3.7 Adaptive Modulation Illustration

In this brief section we aim to illustrate the impact of the receiver EVM on the different constellations used in Mobile WiMAX and the advantage of using adaptive modulation. The principle of adaptive modulation is to create a loop between the transmitter and the receiver in order to optimize the communication to the channel properties, that is, link quality. The goal is to allow the receiver to always demodulate the data at a specified BER by adapting the transmission modulation order, that is, the data-rate, to the received EVM.

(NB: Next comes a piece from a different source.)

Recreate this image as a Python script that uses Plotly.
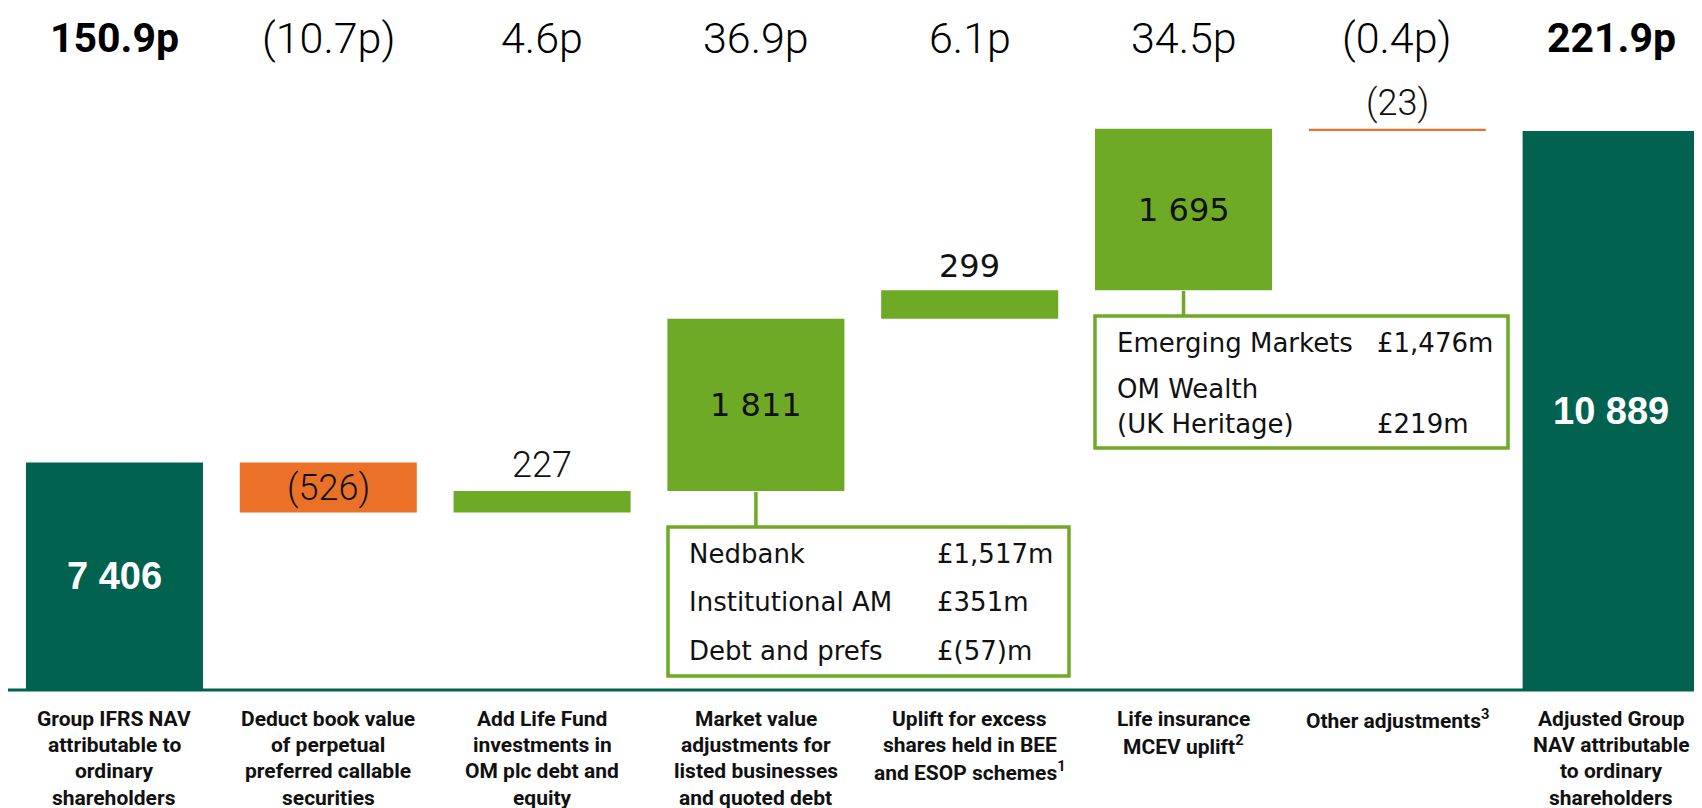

For example, we show in Figure 3.65 the 64-QAM and 16-QAM constellations demodulated with an EVM around −15 dB. We can see that the 64-QAM constellation is difficult to distinguish and we can predict that the receiver will be unable to assure a BER of 10−6 with this modulation order because the EVM is below the minimum requirement defined in Table 3.3. On the other hand, by lowering the transmitter modulation order to 16-QAM, then for the same EVM the individual constellation points can be clearly observed allowing the receiver to achieve a BER of 10−6, albeit at a lower data-rate.

Figure 3.65 Adaptation of the modulation from 64-QAM to 16-QAM

3.65

Figure 3.66 shows the same principle when switching from 16-QAM to 4-QAM at the point where the EVM is such that the receiver is unable to correctly demodulate 16-QAM.